Here I Am

My paternal grandfather, Emil, was a towering, serious, yet caring and wise man who wore the biggest shoes my child’s eyes ever saw. Even my adult eyes marveled at their length. His response to my announcement that I’m transgender was that God and I agreed to this seemingly absurd life path long before my soul entered this “wrong” body. I don’t remember having that celestial conversation.

That lack of recollection, however, doesn’t prove my grandfather’s ideology false. When I read or hear words coming from cruel, threatening voices who know nothing of what it’s like to be trans, I think about Emil’s take on the situation. If I allow his belief to be my truth, then I can live my life without fear knowing God is on my side. If only it were that easy.

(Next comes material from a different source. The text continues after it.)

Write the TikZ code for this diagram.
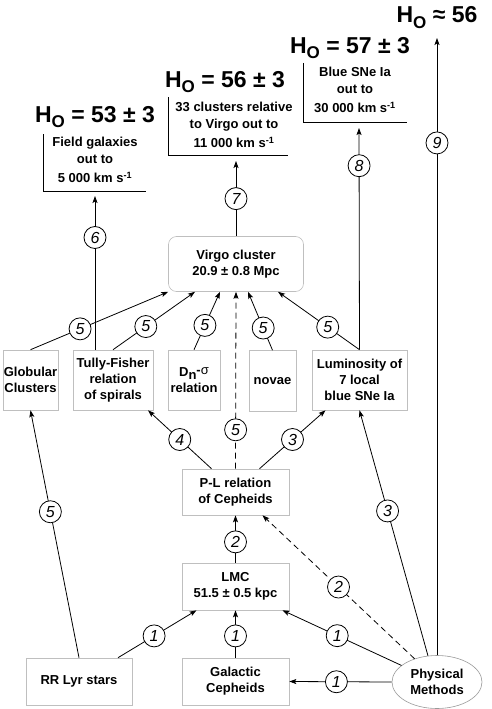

I was a healthy, normal baby, with what every parent hopes for: ten fingers and ten toes. My first cry came on cue. There were no obvious imperfections.

I arrived a month early in the capital city of Iowa in the spring of 1962, between April Fool’s Day and Easter—the fourth daughter for Sue and Dick. I was named Caroline after my dad’s paternal, German-born grandmother, whom I never met or heard stories about.

As for the origins of what turned out to be a perfectly convenient middle name, Scott, my mother had a silvery photo of an ancestor displayed on a living room side table. Her name was Annabella Scott. My mother, Sue, never met her—Annabella lived in another state and died in 1933 when my mother was four years old—but was told she had “fire red hair and emerald green eyes,” the cliché Irish-Scottish lass who once lived in Blarney Castle, supposedly. My mother—who I once overheard described by one of her voguish female friends as a “handsome woman”—was so enamored with Annabella’s looks and alleged address, she chose Scott as my middle name. The name Annabella, Mother declared, “is too old-fashioned.” Good call, Mom. Other monikers for me were quick to come such as “Boo-Boo,” “Mad Turtle,” “Pickleleen,” “Blip” and my age during the years from five to eight.

“Boo-Boo” came first—from my dad’s mouth while pointing me out to his loyal, all swaggering friends from behind the nursery window. He told me the light blonde fuzz on the top of my head reminded him of Yogi Bear’s buddy. Or did boo-boo really mean “mistake?” I never thought about it like that until now. I’ll stick with my dad’s explanation.

Those thinly layered, short head fuzzies—that later started to curl and wave with no rhyme or reason—accentuated by a toddler’s rankled eyebrows and crinkled forehead, brought about “Mad Turtle.” The story goes, I would stand up as tall as I could in my playpen, grab the top rail with both hands, bite down on it and shake it so hard my clean-cut dad—who rarely perspired—had to keep tightening the screws. Tools were like chopsticks to him. He knew their purpose but didn’t want to use them if he didn’t have to. I wonder if he ever had dirty fingernails.

When my sisters, Christy and Leslie, would confiscate what they described as my annoying, squeaky pacifier and throw it across the room, I shook the playpen. When a toy in the big just-out-of-reach, circus-inspired red, yellow and white box caught my attention, I shook the playpen. When I wanted out, I shook the playpen. With every shake, I’m told, I got fussier and more desperate to have my wants met, giving me the face of a “mad turtle.”